A figura do captador de recursos é, segundo Nogueira, da FGV, uma das que mais se profissionalizaram nos últimos anos. Criada em 1998, a Associação Brasileira de Captação de Recursos (ABCR) viu seus membros aumentarem de 50 para 670 associados entre 2010 e 2013. Para 2014, a meta do presidente da associação, João Paulo Vergueiro, é chegar a mil. Para ele, existe uma grande demanda nas organizações por profissionais qualificados, assim como espaço para o desenvolvimento de mais cursos sobre o assunto. Segundo o primeiro censo da associação, feito no ano passado, quase todos os membros têm ensino superior, e mais da metade, especialização.

"O crescimento desse mercado acompanhou um movimento de grandes ONGs internacionais que começaram a captar recursos no Brasil nos últimos anos", diz. O perfil é de um profissional com habilidades gerenciais e que entenda de planejamento e estratégia para tornar a organização sustentável no longo prazo, além de conhecimento das técnicas e fontes de captação, podendo, como fez Kátia, ser especialista em uma delas.

Captar e gerir melhor os recursos financeiros é o início de um ciclo que se desenvolve e termina na avaliação da influência que os programas sociais das organizações têm na sociedade. "As organizações foram obrigadas a buscar o impacto para entender como é o trabalho na ponta", diz Marisa, do Gife. A avaliação de impacto social será um dos eixos de discussão do congresso do grupo de 2014. Para ela, essa busca atinge hoje um nível de sofisticação maior.

A Fundação Itaú Social possui cursos de níveis distintos sobre o assunto que, segundo a superintendente Isabel Cristina Santana, receberam mais procura nos últimos cinco anos - e, em especial, no ano passado. A atenção crescente a essa parte do processo ilustra a visão de que o trabalho feito no terceiro setor está longe da antiga filantropia. "Se o foco é caridade, não precisa medir resultado. Mas, se é investimento social, é preciso saber qual é o retorno social", diz Isabel.
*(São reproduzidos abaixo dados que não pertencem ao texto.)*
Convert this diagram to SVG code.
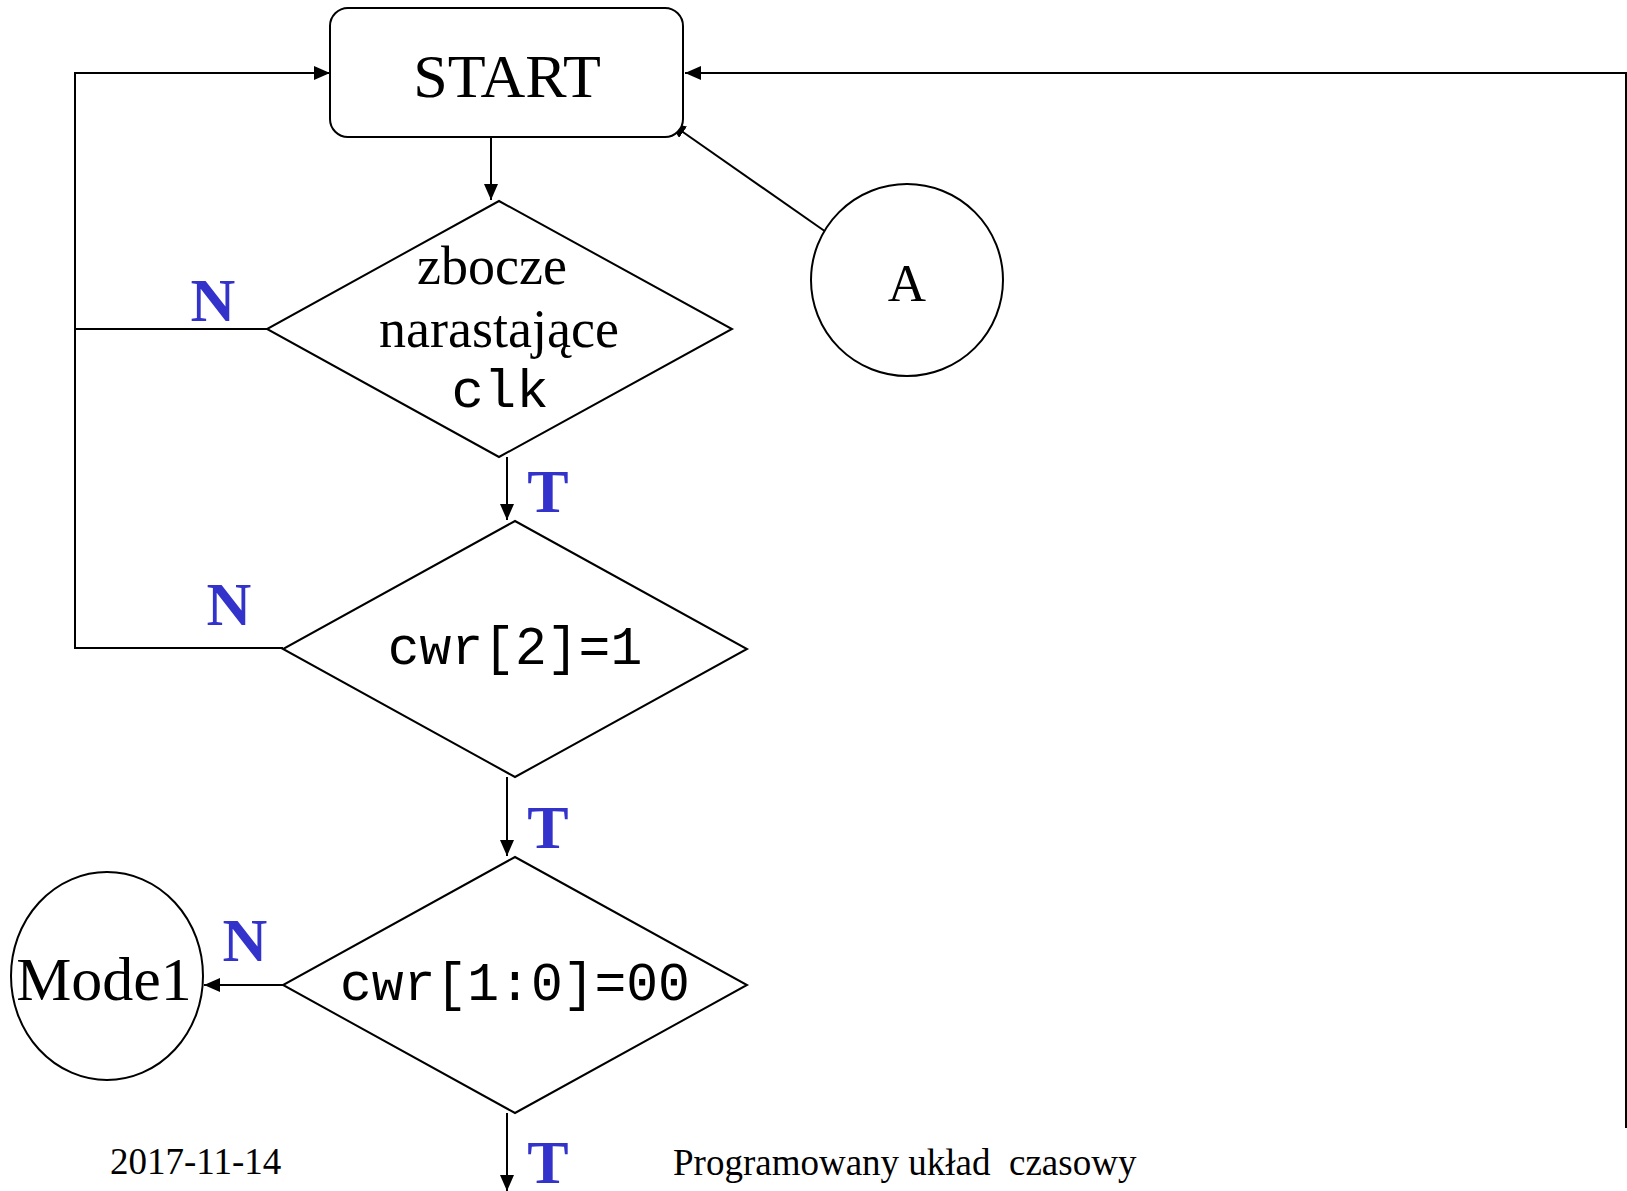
<svg xmlns="http://www.w3.org/2000/svg" width="1627" height="1191" viewBox="0 0 1627 1191">
  <style>
    .shape { fill: #ffffff; stroke: #000000; stroke-width: 2; }
    .wire { fill: none; stroke: #000000; stroke-width: 2; }
    .serif { font-family: "Liberation Serif", "Times New Roman", serif; fill: #000000; }
    .mono { font-family: "Liberation Mono", "Courier New", monospace; fill: #000000; }
    .flag { font-family: "Liberation Serif", "Times New Roman", serif; font-weight: bold; fill: #3333CC; font-size: 62px; }
    .foot { font-family: "Liberation Serif", "Times New Roman", serif; font-size: 37px; fill: #000000; white-space: pre; }
  </style>
  <defs>
    <marker id="arrow" viewBox="0 0 16 14" refX="16" refY="7" markerWidth="16" markerHeight="14" markerUnits="userSpaceOnUse" orient="auto">
      <path d="M0,0 L16,7 L0,14 Z" fill="#000000"/>
    </marker>
  </defs>

  <!-- connectors -->
  <g id="connectors">
    <!-- left return bus into START -->
    <polyline class="wire" points="267,329 75,329"/>
    <polyline class="wire" points="283,648 75,648 75,73 330,73" marker-end="url(#arrow)"/>
    <!-- right return bus into START -->
    <polyline class="wire" points="1626,1128 1626,73 685,73" marker-end="url(#arrow)"/>
    <!-- START to first decision -->
    <line class="wire" x1="491" y1="137" x2="491" y2="200" marker-end="url(#arrow)"/>
    <!-- connector A to START -->
    <line class="wire" x1="826" y1="232" x2="670" y2="123" marker-end="url(#arrow)"/>
    <!-- decision chain -->
    <line class="wire" x1="507" y1="457" x2="507" y2="520" marker-end="url(#arrow)"/>
    <line class="wire" x1="507" y1="777" x2="507" y2="856" marker-end="url(#arrow)"/>
    <line class="wire" x1="283" y1="985" x2="204" y2="985" marker-end="url(#arrow)"/>
    <line class="wire" x1="507" y1="1113" x2="507" y2="1191" marker-end="url(#arrow)"/>

    <!-- branch labels -->
    <text class="flag" x="213" y="321" text-anchor="middle">N</text>
    <text class="flag" x="229" y="625" text-anchor="middle">N</text>
    <text class="flag" x="245" y="961" text-anchor="middle">N</text>
    <text class="flag" x="548" y="512" text-anchor="middle">T</text>
    <text class="flag" x="548" y="848" text-anchor="middle">T</text>
    <text class="flag" x="548" y="1183" text-anchor="middle">T</text>
  </g>

  <!-- START terminal -->
  <g id="start">
    <rect class="shape" x="330" y="8" width="353" height="129" rx="18" ry="18"/>
    <text class="serif" x="507" y="97" font-size="62" text-anchor="middle">START</text>
  </g>

  <!-- connector A -->
  <g id="conn-a">
    <circle class="shape" cx="907" cy="280" r="96"/>
    <text class="serif" x="907" y="301" font-size="53" text-anchor="middle">A</text>
  </g>

  <!-- rising clock edge test -->
  <g id="dec-clk">
    <polygon class="shape" points="499,201 732,329 499,457 267,329"/>
    <text class="serif" x="492" y="284" font-size="54" text-anchor="middle">zbocze</text>
    <text class="serif" x="499" y="347" font-size="54" text-anchor="middle">narastające</text>
    <text class="mono" x="500" y="407" font-size="54" text-anchor="middle">clk</text>
  </g>

  <!-- control word bit 2 test -->
  <g id="dec-cwr2">
    <polygon class="shape" points="515,521 747,649 515,777 283,649"/>
    <text class="mono" x="515" y="664" font-size="53" text-anchor="middle">cwr[2]=1</text>
  </g>

  <!-- control word bits 1:0 test -->
  <g id="dec-cwr10">
    <polygon class="shape" points="515,857 747,985 515,1113 283,985"/>
    <text class="mono" x="515" y="1000" font-size="53" text-anchor="middle">cwr[1:0]=00</text>
  </g>

  <!-- Mode1 connector -->
  <g id="mode1">
    <ellipse class="shape" cx="107" cy="976" rx="96" ry="104"/>
    <text class="serif" x="104" y="1000" font-size="62" text-anchor="middle">Mode1</text>
  </g>

  <!-- footer -->
  <text class="foot" x="110" y="1174">2017-11-14</text>
  <text class="foot" x="673" y="1175">Programowany układ  czasowy</text>
</svg>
Os treinamentos, desse modo, ensinam a avaliar aspectos intangíveis do impacto na sociedade, e não o retorno para os investidores.

Aliado a isso, cresce também a percepção de que os resultados dessas análises devem guiar o desenvolvimento de novos projetos. "Muitas vezes, na área social, o profissional não está preparado para tomar decisões com base nos resultados, mas em escolhas ideológicas", diz. Por isso, a Fundação tem organizado, desde o ano passado, encontros com profissionais de ONGs, de empresas e representantes do governo para a discussão da eficácia de programas sociais.